USWNT coach Vlatko Andonovski is leaning on veterans, not young stars, in Olympic qualifying. (Photo by Andrew Bershaw/Icon Sportswire via Getty Images)
USWNT coach Vlatko Andonovski is leaning on veterans, not young stars, in Olympic qualifying. (Photo by Andrew Bershaw/Icon Sportswire via Getty Images)

Certainly, there isn’t time to rebuild a team between the Women’s World Cup and the Olympics. Such is the nature of the women’s international cycle that the two major tournaments fall in back-to-back summers, followed by almost three years of nothing other than friendly tournaments and a single and typically unchallenging World Cup qualifying event.

Ellis ran into much the same quandary. She was appointed a year out from the World Cup and had no time to shape her team until after the Rio Olympics, almost a year and a half later. Only then could she begin cutting players who were aging or didn’t fit her vision, and integrate new ones and introduce her ideas.

But what rankles about this roster is that not so long ago, the impression of this team was of a young, talented bunch with a future every bit as rosy as the recent past. Yet the attacking prodigy Mallory Pugh and upstart defender Tierna Davidson, both 21 years old, were left off the qualifying roster, as was 26-year-old midfielder Morgan Brian.

The latter decision was understandable, considering the logjam in central midfield and the similar age of her competitors. Pugh, however, was supposed to be the future of this team. And her omission meant there is no player on the team younger than 24. Fully half of it is 31 or older. Only the midfield is young, with Sullivan, Julie Ertz, Rose Lavelle, Sam Mewis and Lindsey Horan all between 24 and 27 years of age.

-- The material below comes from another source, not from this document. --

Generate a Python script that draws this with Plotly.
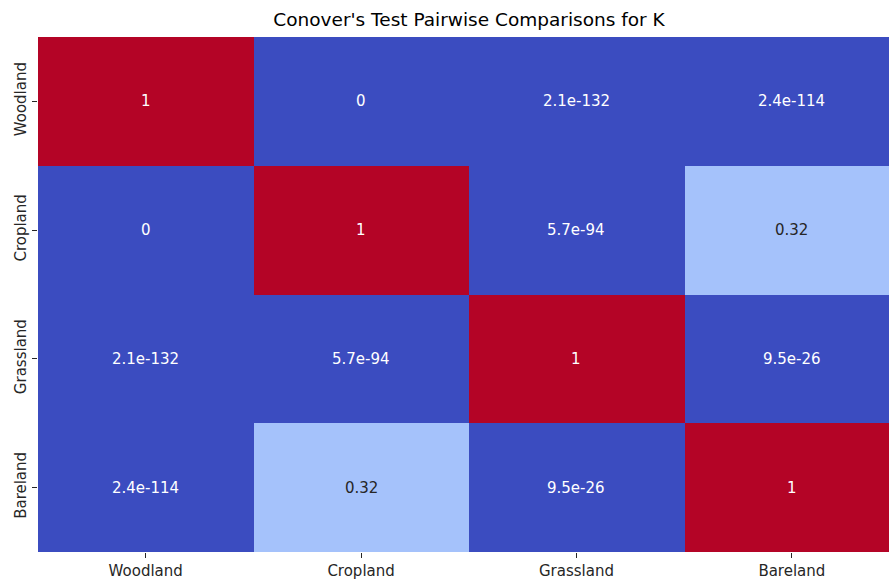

The trouble with that is the Olympics force the two finalists to play six games in just 17 days. And the roster is much smaller than at the World Cup – 18, instead of 23. The tournament will scatter its games all over Japan, but it’ll be warm in all of them in July and August.

The Olympics weren’t pretty for the Americans in 2016, in the aftermath of a first World Cup title in 16 years. In Brazil, the group stage was a slog. And then they were eliminated by a well-organized Swedish team – the “cowards” in Hope Solo’s famous putdown – in the quarterfinals. It was the first time the Americans hadn’t reached the final at the Olympics, after four gold medals and a silver.

There still isn’t a country that has won Olympic gold the year after winning the World Cup. Judging from this qualifying tournament, the Americans seem to be betting on veteran experience, at the expense of youth, to become the first.